Pendant que Dune ne trou­vait pas de pro­duc­teur, il se trou­vait à Hollywood un autre réa­li­sa­teur ambi­tieux qui, par­tant d’une trame de SF assez clas­sique, avait com­men­cé à l’en­ri­chir au point de se construire tout un uni­vers touf­fu et sym­bo­lique. Ce jeune bar­bu cali­for­nien eut cepen­dant la sagesse de pré­fé­rer en gar­der sous le pied : plu­tôt que de vou­loir tout mettre dans un space-ope­ra inter­mi­nable, il s’en tint au simple film de deux heures pour lequel il avait un bud­get, tout en s’ar­ran­geant pour pou­voir l’in­té­grer dans l’his­toire plus large qu’il avait en tête et qu’il réa­li­se­rait plus tard s’il en avait l’oc­ca­sion. Dans Jodorowsky’s dune, on cri­tique la déci­sion des pro­duc­teurs ; mais jamais on ne se demande si cette adap­ta­tion de Dune n’a pas plu­tôt man­qué d’une approche rai­son­nable, quitte à éla­guer un peu ses ambi­tions ini­tiales, comme George Lucas a su le faire lors­qu’il a com­men­cé à déve­lop­per l’u­ni­vers de La guerre des étoiles.

Jodo, 85 ans lors du tournage, toujours dynamique, toujours enthousiaste, toujours fascinant. - photo David John Cavallo pour Sony pictures
Jodo, 85 ans lors du tour­nage, tou­jours dyna­mique, tou­jours enthou­siaste, tou­jours fas­ci­nant. — pho­to David John Cavallo pour Sony pictures

L’autre grande absente, c’est l’o­ri­gine de Dune : si le docu­men­taire détaille com­ment ce pro­jet avor­té a influen­cé toute une géné­ra­tion de films, il ignore tota­le­ment ses ins­pi­ra­tions. Or, ce que l’on voit du sto­ry-board, de la façon dont Jodorowsky envi­sa­geait son scé­na­rio, etc., montre déjà des influences exté­rieures évi­dentes. 2001, l’o­dys­sée de l’es­pace est l’an­té­cé­dent le plus inévi­table, notam­ment lorsque Jodo explique com­ment il pré­voyait de tor­tiller la fin du roman pour don­ner sa propre vision de l’u­ni­vers — une sépa­ra­tion qui n’est pas sans rap­pe­ler la dif­fé­rence entre les 2001 de Kubrick et de Clarke. Dune sem­blait éga­le­ment pio­cher dans les expé­riences nar­ra­tives de la nou­velle vague et les films psy­ché­dé­liques des années 60 ; mais cette quête des ori­gines, qui aurait pu être tout aus­si inté­res­sante que la quête des des­cen­dants, est tota­le­ment ignorée.

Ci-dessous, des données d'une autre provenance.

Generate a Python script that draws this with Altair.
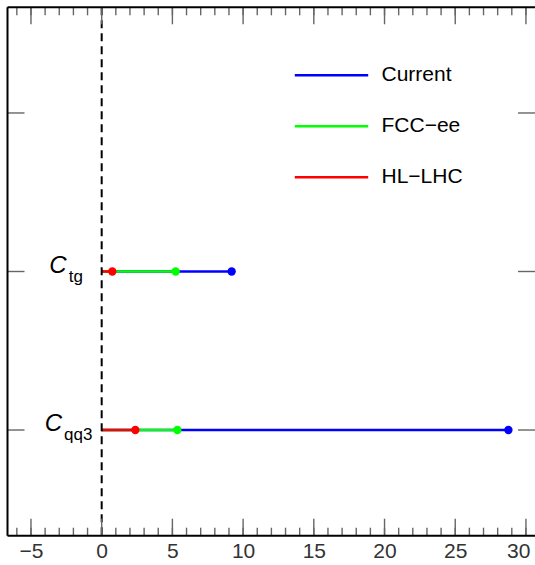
import altair as alt
import pandas as pd

# ---- data ----
coef_keys = ["qq3", "tg"]                 # coefficient subscripts (bottom to top)
row_order = [" ", "tg", "qq3"]            # rows top -> bottom (top row empty)
scenarios = ["Current", "FCC\u2212ee", "HL\u2212LHC"]
colors = ["#0000ff", "#00ff00", "#ff0000"]
current = [28.76, 9.19]
fcc_ee = [5.35, 5.23]
hl_lhc = [2.38, 0.75]
x_major = [-5, 0, 5, 10, 15, 20, 25, 30]
x_minor = [-6, -5, -4, -3, -2, -1, 0, 1, 2, 3, 4, 5, 6, 7, 8, 9, 10, 11, 12, 13, 14,
           15, 16, 17, 18, 19, 20, 21, 22, 23, 24, 25, 26, 27, 28, 29, 30]

rows = []
for scen, vals in zip(scenarios, [current, fcc_ee, hl_lhc]):
    for k, v in zip(coef_keys, vals):
        rows.append({"coef": k, "scenario": scen, "value": v, "zero": 0})
df = pd.DataFrame(rows)
lab_df = pd.DataFrame({"coef": coef_keys, "sub": coef_keys})
row_df = pd.DataFrame({"coef": row_order})
minor_df = pd.DataFrame({"t": x_minor})
major_df = pd.DataFrame({"t": x_major})
one = pd.DataFrame({"a": [0]})

W, H = 527.5, 528.4
FONT = "Liberation Sans"
TICK = "#666666"

xscale = alt.Scale(domain=[-6.66, 30.64], nice=False, zero=False)
yscale = alt.Scale(type="point", domain=row_order, padding=2 / 3)
xaxis = alt.Axis(values=x_major, title=None, grid=False, ticks=False, domain=False,
                 labelFontSize=21, labelFont=FONT, labelColor="#333333", labelPadding=5,
                 labelFlush=10, labelFlushOffset=4)
Y = alt.Y("coef:N", scale=yscale, axis=None)
color_scale = alt.Scale(domain=scenarios, range=colors)

lines = alt.Chart(df).mark_rule(strokeWidth=2.5).encode(
    x=alt.X("zero:Q", scale=xscale, axis=xaxis),
    x2="value:Q",
    y=Y,
    color=alt.Color("scenario:N", scale=color_scale, legend=alt.Legend(
        orient="none", legendX=286, legendY=30, title=None, symbolType="stroke",
        symbolSize=5390, symbolStrokeWidth=2.5, labelFontSize=21, labelFont=FONT,
        labelColor="black", rowPadding=3, labelOffset=12, padding=0)),
)

zero_line = alt.Chart(one).mark_rule(color="black", strokeWidth=2, strokeDash=[8, 5]).encode(
    x=alt.X("a:Q", scale=xscale, axis=xaxis)
)

points = alt.Chart(df).mark_circle(size=70, opacity=1).encode(
    x=alt.X("value:Q", scale=xscale, axis=xaxis),
    y=Y,
    color=alt.Color("scenario:N", scale=color_scale, legend=None),
)

# label "C_sub" centred near the same point: C's right edge depends on subscript length
labels = alt.Chart(lab_df).transform_calculate(
    cx="68.5 - 4.65 * length(datum.sub)", sx="70.5 - 4.65 * length(datum.sub)"
)
c_text = labels.mark_text(
    text="C", fontStyle="italic", fontSize=24, font=FONT, align="right",
    baseline="alphabetic", dy=1, color="black"
).encode(x=alt.X("cx:Q", scale=None, axis=None), y=Y)

sub_text = labels.mark_text(
    fontSize=17, font=FONT, align="left", baseline="alphabetic", dy=10, color="black"
).encode(x=alt.X("sx:Q", scale=None, axis=None), y=Y, text="sub:N")

def xticks(data, length):
    bot = alt.Chart(data).mark_rule(color=TICK, strokeWidth=1.4).encode(
        x=alt.X("t:Q", scale=xscale, axis=xaxis), y=alt.value(H - length), y2=alt.value(H))
    top = alt.Chart(data).mark_rule(color=TICK, strokeWidth=1.4).encode(
        x=alt.X("t:Q", scale=xscale, axis=xaxis), y=alt.value(0), y2=alt.value(length))
    return [bot, top]

yt_left = alt.Chart(row_df).mark_rule(color=TICK, strokeWidth=1.4).encode(
    x=alt.value(0), x2=alt.value(17), y=Y)
yt_right = alt.Chart(row_df).mark_rule(color=TICK, strokeWidth=1.4).encode(
    x=alt.value(W - 17), x2=alt.value(W), y=Y)

frame_left = alt.Chart(one).mark_rule(color="black", strokeWidth=2).encode(
    x=alt.value(0), y=alt.value(0), y2=alt.value(H))
frame_top = alt.Chart(one).mark_rule(color="black", strokeWidth=2).encode(
    x=alt.value(0), x2=alt.value(W), y=alt.value(0))
frame_bottom = alt.Chart(one).mark_rule(color="black", strokeWidth=2).encode(
    x=alt.value(0), x2=alt.value(W), y=alt.value(H))

chart = alt.layer(
    lines, zero_line, points, c_text, sub_text,
    *xticks(minor_df, 8), *xticks(major_df, 17),
    yt_left, yt_right, frame_left, frame_top, frame_bottom,
).properties(
    width=W, height=H,
    padding={"left": 7.5, "top": 7.3, "right": 0, "bottom": 29.3},
    autosize=alt.AutoSizeParams(type="none"),
    background="white",
).configure_view(stroke=None)

chart.save("out.html", embed_options={"renderer": "svg", "actions": False})
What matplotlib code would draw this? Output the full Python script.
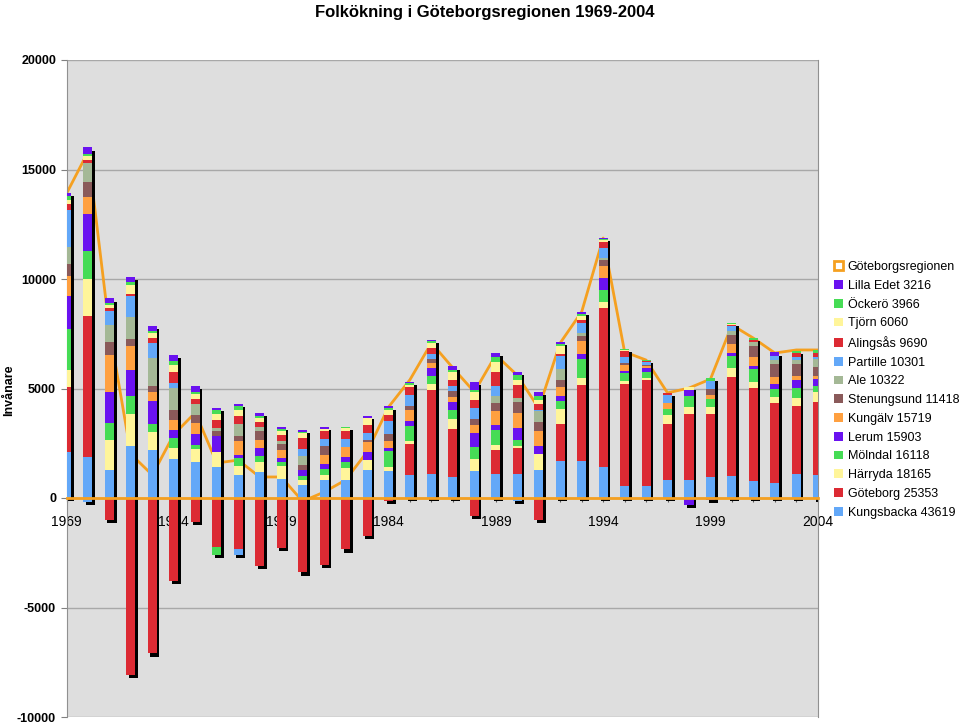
import numpy as np
import matplotlib
matplotlib.use("Agg")
import matplotlib.pyplot as plt
from matplotlib.patches import Patch

plt.rcParams['font.family'] = ['Liberation Sans', 'DejaVu Sans']
plt.rcParams['axes.unicode_minus'] = False

years = list(range(1969, 2005))

# stacking order, bottom to top
municipalities = ["Kungsbacka 43619", "Göteborg 25353", "Härryda 18165", "Mölndal 16118",
                  "Lerum 15903", "Kungälv 15719", "Stenungsund 11418", "Ale 10322",
                  "Partille 10301", "Alingsås 9690", "Tjörn 6060", "Öckerö 3966",
                  "Lilla Edet 3216"]
colors = ["#63a8f8", "#dc2a33", "#fff59a", "#46dc55", "#6a12f0", "#ffa040",
          "#8a5a5a", "#a4b896", "#63a8f8", "#dc2a33", "#fff59a", "#46dc55", "#6a12f0"]

kungsbacka = [2090, 1870, 1290, 2390, 2200, 1780, 1630, 1420, 1070, 1170, 870, 610,
              810, 840, 1290, 1220, 1070, 1100, 960, 1220, 1100, 1100, 1290, 1675,
              1675, 1415, 565, 530, 805, 835, 960, 1020, 760, 685, 1095, 1065]
goteborg = [2980, 6420, -1000, -8100, -7100, -3800, -1100, -2250, -2330, -3100, -2300, -3400,
            -3050, -2350, -1750, -150, 1410, 3820, 2190, -800, 1080, 1190, -1000, 1700,
            3500, 7260, 4660, 4840, 2590, 3010, 2890, 4505, 4260, 3650, 3090, 3300]
harryda = [790, 1700, 1370, 1440, 800, 500, 610, 670, 410, 460, 610, 230,
           260, 530, 430, 200, 140, 290, 455, 560, 260, 100, 730, 685,
           305, 260, 105, 105, 410, 305, 305, 410, 260, 275, 380, 455]
molndal = [1860, 1290, 760, 810, 370, 460, 200, -350, 350, 270, 150, 150,
           260, 260, 0, 745, 685, 350, 395, 550, 685, 245, 0, 350,
           870, 580, 380, 260, 260, 520, 365, 565, 610, 380, 455, 275]
lerum = [1520, 1690, 1410, 1220, 1080, 380, 500, 730, 150, 380, 200, 270,
         240, 240, 365, 120, 200, 380, 365, 640, 230, 560, 365, 260,
         245, 530, 75, 200, 0, 245, 0, 120, 120, 230, 350, 335]
kungalv = [910, 790, 1700, 1060, 380, 460, 490, 0, 610, 370, 380, 0,
           410, 450, 460, 300, 530, 230, 230, 350, 610, 685, 655, 395,
           595, 530, 305, 75, 275, 0, 200, 425, 425, 305, 215, 120]
stenungsund = [550, 650, 580, 350, 290, 460, 380, 230, 260, 400, 270, 250,
               380, 0, 90, 335, 180, 180, 275, 290, 380, 490, 410, 335,
               230, 275, 60, 75, 0, 0, 260, 410, 490, 610, 550, 425]
ale = [760, 870, 790, 990, 1260, 990, 460, 150, 550, 210, 100, 400,
       0, 0, 0, 0, 0, 0, 0, 0, 335, 200, 500, 490,
       120, 100, 0, 0, 0, 0, 0, 150, 180, 180, 180, 365]
partille = [1700, -200, 650, 970, 710, 200, 0, 0, -250, 0, 0, 350,
            330, 360, 335, 580, 500, 245, 230, 500, 425, -150, 75, 580,
            455, 455, 305, 105, 380, 0, 350, 230, 0, 150, 120, 120]
alingsas = [270, 150, 110, 90, 200, 530, 260, 380, 330, 200, 300, 480,
            350, 380, 380, 300, 350, 260, 300, 380, 640, 610, 275, 120,
            120, 305, 260, 45, 75, 0, 0, 75, 120, 0, 180, 150]
tjorn = [180, 200, 150, 410, 230, 330, 230, 270, 300, 200, 200, 230,
         100, 120, 300, 230, 100, 200, 335, 335, 470, 200, 180, 365,
         215, 75, 50, 30, 0, 150, 0, 40, 0, 0, 0, 0]
ockero = [180, 75, 100, 150, 120, 150, 90, 180, 150, 80, 75, 50,
          0, 60, 0, 75, 100, 100, 90, 120, 230, 215, 180, 90,
          90, 45, 50, 30, 0, 0, 150, 35, 75, 0, 120, 150]
lilla_edet = [120, 300, 200, 200, 210, 300, 260, 100, 120, 150, 100, 100,
              90, 0, 100, 75, 50, 75, 180, 335, 180, 150, 200, 90,
              90, 60, 0, 0, 0, -300, -100, 0, 0, 180, 0, -50]

# Göteborgsregionen total
region_total = [13900, 15800, 7700, 2000, 1050, 2900, 3900, 1600, 1730, 960, 960, -150,
                270, 820, 2100, 4150, 5400, 7080, 5940, 4840, 6530, 5600, 4100, 7080,
                8500, 11870, 6670, 6300, 4800, 5020, 5430, 7900, 7300, 6620, 6760, 6760]

series = [kungsbacka, goteborg, harryda, molndal, lerum, kungalv, stenungsund, ale,
          partille, alingsas, tjorn, ockero, lilla_edet]

fig = plt.figure(figsize=(9.6, 7.23), dpi=100)
ax = fig.add_axes([66.5 / 960, 6 / 723, (817.8 - 66.5) / 960, (717 - 60) / 723])
ax.set_facecolor("#dedede")

x = np.arange(len(years))
width = 0.42
data = np.array(series, dtype=float)
pos = np.where(data > 0, data, 0)
neg = np.where(data < 0, data, 0)
pos_top = pos.sum(axis=0)
neg_bot = neg.sum(axis=0)

# black 3D shadow behind each column
dx, dy = 0.12, 140
ax.bar(x + dx, pos_top - neg_bot, width, bottom=neg_bot - dy, color="black", zorder=2)

pos_base = np.zeros(len(years))
neg_base = np.zeros(len(years))
for vals_p, vals_n, col in zip(pos, neg, colors):
    ax.bar(x, vals_p, width, bottom=pos_base, color=col, zorder=3, linewidth=0)
    ax.bar(x, vals_n, width, bottom=neg_base, color=col, zorder=3, linewidth=0)
    pos_base += vals_p
    neg_base += vals_n

ax.plot(x, region_total, color="#f5a020", linewidth=2, zorder=1.5)

ax.set_xlim(0, len(years) - 1)
ax.set_ylim(-10000, 20000)
ax.set_yticks(np.arange(-10000, 20001, 5000))
ax.yaxis.grid(True, color="#a8a8a8", linewidth=1)
ax.set_axisbelow(True)

ax.set_xticks(x)
ax.set_xticklabels([str(y) if (y - 1969) % 5 == 0 else "" for y in years],
                   fontweight="bold", fontsize=9)
ax.tick_params(axis="x", length=3, width=0.8, color="#555555", pad=9)
ax.tick_params(axis="y", length=4, color="#808080", labelsize=9)
for lab in ax.get_yticklabels():
    lab.set_fontweight("bold")

ax.spines["bottom"].set_position(("data", 0))
ax.spines["bottom"].set_color("#f5a020")
ax.spines["bottom"].set_linewidth(2)
ax.spines["bottom"].set_zorder(4)
for s in ["left", "right", "top"]:
    ax.spines[s].set_color("#909090")
ax.spines["top"].set_visible(False)

fig.text(485 / 960, 1 - 12 / 723, "Folkökning i Göteborgsregionen 1969-2004",
         ha="center", va="center", fontsize=12, fontweight="bold")
fig.text(9 / 960, 1 - 390 / 723, "Invånare", rotation=90, ha="center", va="center",
         fontsize=9, fontweight="bold")

handles = [Patch(facecolor="white", edgecolor="#f5a020", linewidth=2)]
labels = ["Göteborgsregionen"]
for name, col in zip(municipalities[::-1], colors[::-1]):
    handles.append(Patch(facecolor=col, edgecolor="none"))
    labels.append(name)
fig.legend(handles, labels, loc="upper left", bbox_to_anchor=(834 / 960, 1 - 261 / 723),
           frameon=False, fontsize=9, handlelength=0.7, handleheight=0.7,
           handletextpad=0.4, labelspacing=0.54, borderaxespad=0, borderpad=0)

fig.savefig("out.png", dpi=100)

Cependant, Jodorowsky’s dune reste une plon­gée pas­sion­nante dans un délire créa­tif, entre enthou­siasme naïf et ambi­tions déme­su­rées, au point d’être lui-même presque une œuvre sur­réa­liste. Et en cela, c’est un docu­men­taire à voir impé­ra­ti­ve­ment pour qui s’in­té­resse à la créa­tion artis­tique en géné­ral ou, plus par­ti­cu­liè­re­ment, à l’his­toire du cinéma.

Petit détail en pas­sant : il y a un autre truc fas­ci­nant dans le film, c’est le nombre de pro­non­cia­tions dif­fé­rentes du nom de Jodorowsky en dix minutes. Chilien d’o­ri­gine, il pro­nonce son ini­tiale [x], mais les Français (nom­breux dans l’é­quipent) le pro­noncent [ʒ], les Américains y vont tran­quille­ment de leur [d͡ʒ] et le suisse-alle­mand Giger le sort logi­que­ment [j]. Aucun effort de stan­dar­di­sa­tion n’est fait dans le docu­men­taire, c’est assez amusant.